“Mi si sono aggrovigliate le budella”, risponde Julia Roberts, in Pretty Woman, quando la vecchietta accanto a lei, le chiede se le sia piaciuta l’opera. Ricordiamo Julia, in abito rosso, piangere su “Amami, Alfredo”, senza capire una parola eppure afferrando tutto. La lirica traduce la musica con la musica e aggiunge una specie di universalità dialogica alla sua universalità ancestrale. E’, allora, un paradosso che Così fan tutte o Il cavaliere della rosa siano una riserva indiana per pochi (a volte eletti, più spesso parvenu devoti alla passerella della prima).
Luigi Di Bella, modenese del 1971, compositore, direttore d’orchestra e Korrepetitor mit Dirigierverpflichting (ovvero accompagnatore al pianoforte con obbligo di direzione), che già nel ‘98 veniva definito “un Karajan potenziale”, ci racconta che in Germania, dove lavora abitualmente, le cose sono diverse. Se da noi, che la lirica l’abbiamo inventata, i bambini vengono educati a riconoscersi come eredi di Michelangelo ma non di Donizetti, nella terra che vogliamo immaginare come gelida patria della finanza infelice, l’educazione musicale si fa a scuola, con i manuali – mica con un’ora di pianola a settimana. Nei teatri esistono le Kinderoper, spazi in cui esperti allettano i bambini con l’opera: nell’immaginario dei piccoli tedeschi, per intenderci, Tamino del Flauto Magico convive con i Pokemon. Da noi c’è Allevi, che con i suoi clippini cerca di dimostrare quanto sia pop la musica classica, mentre nelle stazioni austriache passano Bach.

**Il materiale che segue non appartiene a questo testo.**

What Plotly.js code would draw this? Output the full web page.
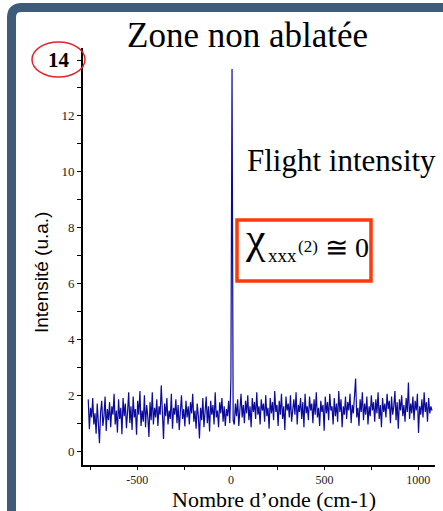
<!DOCTYPE html>
<html>
<head>
<meta charset="utf-8">
<script src="https://cdn.plot.ly/plotly-3.0.1.min.js"></script>
<style>
  html, body { margin: 0; padding: 0; background: #ffffff; }
  #chart { width: 443px; height: 511px; }
</style>
</head>
<body>
<div id="chart"></div>
<script>
// ---- data ----
const wavenumberStart = -762;   // cm-1, first sample
const wavenumberStep = 6;       // cm-1 between samples
const intensity = [
  1.85,0.78,1.55,1.20,1.90,0.95,1.35,0.62,1.70,1.05,
  0.28,1.40,1.80,0.90,1.25,1.95,0.72,1.50,1.10,1.75,
  0.85,1.60,1.30,2.05,0.95,1.45,0.66,1.85,1.15,1.55,
  0.60,1.90,1.25,1.70,0.82,1.40,2.10,1.00,1.60,0.75,
  1.95,1.20,1.50,0.58,1.80,1.30,2.15,0.90,1.45,1.05,
  2.00,0.85,1.65,1.25,0.50,1.75,1.10,2.10,0.95,1.55,
  1.20,1.85,0.90,1.60,1.30,2.35,1.05,0.43,1.70,1.25,
  1.90,0.95,1.45,1.15,2.05,0.80,1.55,1.30,1.85,1.00,
  1.65,0.75,1.40,2.00,1.15,1.50,0.88,1.80,1.20,1.60,
  0.95,1.75,1.35,2.05,1.05,1.45,0.80,1.70,1.25,0.45,
  1.55,1.10,1.90,0.85,1.40,1.95,1.00,1.60,0.70,1.80,
  1.30,1.65,0.95,2.10,1.20,1.45,0.85,1.75,1.35,1.90,
  1.05,1.60,0.90,1.50,1.25,1.80,1.00,
  2.60,13.68,1.10,
  0.95,1.70,1.25,1.85,0.90,1.55,2.05,1.20,1.65,1.00,
  1.80,1.35,2.00,1.10,1.60,0.85,1.90,1.40,1.75,1.15,
  2.10,1.30,1.60,0.95,1.85,1.45,1.70,1.05,2.00,1.25,
  1.55,0.80,1.90,1.35,1.75,1.10,2.15,1.40,1.65,0.90,
  1.80,1.30,2.05,1.15,1.60,0.75,1.95,1.45,1.70,1.20,
  2.00,1.05,1.55,1.85,1.30,2.10,0.95,1.65,1.40,1.90,
  1.15,1.75,0.85,2.05,1.35,1.60,1.10,1.95,1.45,1.70,
  1.00,1.85,1.30,2.10,1.20,1.55,0.90,1.80,1.40,1.65,
  0.73,1.95,1.35,1.75,1.10,2.05,1.45,1.60,0.95,1.90,
  1.25,1.70,1.05,2.15,1.40,1.85,0.85,1.60,1.30,1.95,
  1.15,1.75,1.45,2.05,1.00,1.65,1.35,1.90,2.60,1.20,
  1.55,0.90,1.85,1.40,2.10,1.10,1.70,1.30,1.95,0.95,
  1.60,1.25,2.00,1.45,1.75,1.05,1.85,1.35,2.10,1.15,
  1.65,0.85,1.90,1.40,1.70,1.20,2.05,1.50,1.80,1.00,
  1.95,1.30,1.60,2.15,1.10,1.75,0.80,1.85,1.45,2.00,
  1.25,1.65,1.05,1.90,1.40,2.45,1.15,1.70,1.35,1.95,
  1.10,1.80,1.45,2.05,0.65,1.60,1.30,1.85,1.20,2.10,
  1.40,1.75,1.05,1.90,1.35,1.60,1.45
];
const xTickVals = [-500, 0, 500, 1000];
const xTickText = ['-500', '0', '500', '1000'];
const yTickVals = [0, 2, 4, 6, 8, 10, 12, 14];
const yTickText = ['0', '2', '4', '6', '8', '10', '12', ''];
const titleText = 'Zone non ablatée';
const xTitleText = 'Nombre d\u2019onde (cm-1)';
const yTitleText = 'Intensité (u.a.)';
const highlightTickText = '14';
const noteText = 'Flight intensity';

// ---- layout helpers (pixel -> paper) ----
const W = 443, H = 511;
const M = { l: 83, r: 8, t: 48, b: 46 };
const PW = W - M.l - M.r, PH = H - M.t - M.b;
const px = v => (v - M.l) / PW;
const py = v => (H - M.b - v) / PH;

const serif = 'Liberation Serif, Times New Roman, serif';
const sans = 'Liberation Sans, Arial, sans-serif';
const frameColor = '#3e5b79';

function ann(text, x, y, size, opts) {
  return Object.assign({
    text: text, xref: 'paper', yref: 'paper', x: px(x), y: py(y),
    xanchor: 'center', yanchor: 'middle', showarrow: false,
    font: { family: serif, size: size, color: '#000' }
  }, opts || {});
}

const trace = {
  type: 'scatter', mode: 'lines',
  x0: wavenumberStart, dx: wavenumberStep, y: intensity,
  line: { color: '#0a0a9c', width: 1.2 },
  hoverinfo: 'skip'
};

const r = 10;
const framePath = 'M ' + px(11.5) + ' ' + py(560) +
  ' L ' + px(11.5) + ' ' + py(7.5 + r) +
  ' Q ' + px(11.5) + ' ' + py(7.5) + ' ' + px(11.5 + r) + ' ' + py(7.5) +
  ' L ' + px(470) + ' ' + py(7.5);

const layout = {
  width: W, height: H,
  margin: M,
  paper_bgcolor: '#ffffff', plot_bgcolor: '#ffffff',
  showlegend: false,
  xaxis: {
    range: [-790, 1090], tickvals: xTickVals, ticktext: xTickText,
    ticks: 'outside', ticklen: 3, tickwidth: 1, tickcolor: '#000',
    minor: { dtick: 250, tick0: 0, ticks: 'outside', ticklen: 3, tickcolor: '#000', tickwidth: 1 },
    showline: true, linecolor: '#000', linewidth: 1.8,
    showgrid: false, zeroline: false,
    tickfont: { family: serif, size: 12, color: '#222' }
  },
  yaxis: {
    range: [-0.5, 14.43], tickvals: yTickVals, ticktext: yTickText,
    ticks: 'outside', ticklen: 4, tickwidth: 1, tickcolor: '#000',
    minor: { dtick: 1, tick0: 0, ticks: 'outside', ticklen: 4, tickcolor: '#000', tickwidth: 1 },
    showline: true, linecolor: '#000', linewidth: 1.8,
    showgrid: false, zeroline: false,
    tickfont: { family: serif, size: 13, color: '#222' }
  },
  shapes: [
    { type: 'path', xref: 'paper', yref: 'paper', path: framePath,
      line: { color: frameColor, width: 9 } },
    { type: 'circle', xref: 'paper', yref: 'paper',
      x0: px(32), x1: px(85), y0: py(77), y1: py(42),
      line: { color: '#e8202a', width: 1.5 } },
    { type: 'rect', xref: 'paper', yref: 'paper',
      x0: px(237), x1: px(371), y0: py(281), y1: py(220),
      fillcolor: '#ffffff', line: { color: '#ff3a0a', width: 3.5 } }
  ],
  annotations: [
    ann(titleText, 247, 36, 35),
    ann(noteText, 341, 160, 31),
    ann(xTitleText, 274, 514, 22, { yanchor: 'bottom' }),
    ann(yTitleText, 41, 273, 19, { textangle: -90, font: { family: sans, size: 19, color: '#000' } }),
    ann('<b>' + highlightTickText + '</b>', 59, 60, 21),
    ann('\u03C7', 255, 238, 44),
    ann('xxx', 282, 255, 19),
    ann('(2)', 308, 246, 17),
    ann('\u2245 0', 347, 247, 28)
  ]
};

Plotly.newPlot('chart', [trace], layout, { staticPlot: true, displayModeBar: false });
</script>
</body>
</html>
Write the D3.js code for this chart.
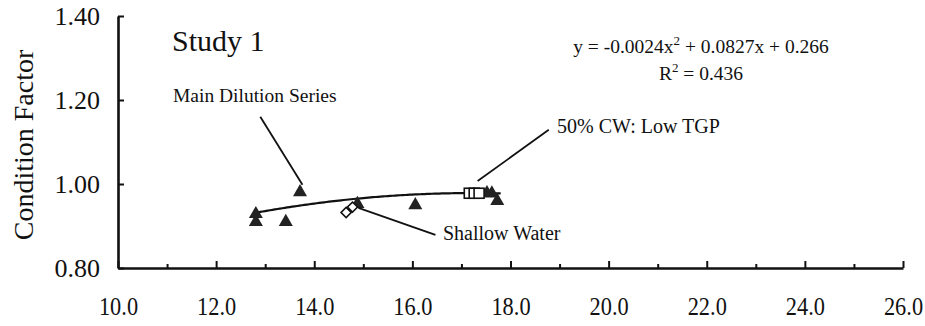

Da noi si costringono scolaresche avvezze a canzoni da suoneria a sorbirsi uno spettacolo all’anno di lirica o sinfonica: un raffazzonato tentativo per corroborare la tesi del “pubblico incivile” (come se il pubblico dovesse educarlo il liquido amniotico).
Esiste, poi, una questione di funzionalità: i teatri teutonici propongono spettacoli quotidiani, sono macchine in continua attività e ciascuno dispone di un ensemble di cantanti solisti stabili. In Italia tutto è appaltato ad agenzie che propongono pacchetti completi, senza che la produzione possa scegliere secondo un criterio qualitativo. La prontezza richiesta a un direttore tedesco è doppia: “cerco quotidianamente di ingrandire il mio repertorio”, dice Di Bella (non essendo affiliato ad agenzie, in Germania un direttore lavora spesso “su chiamata”). Purtroppo, altrettanto ricorsiva e quotidiana è la sua amarezza sul futuro della musica “alta” in Italia, ridotta a impolverarsi sugli ultimi scaffali dei supermercati. Quelli, sì, altissimi.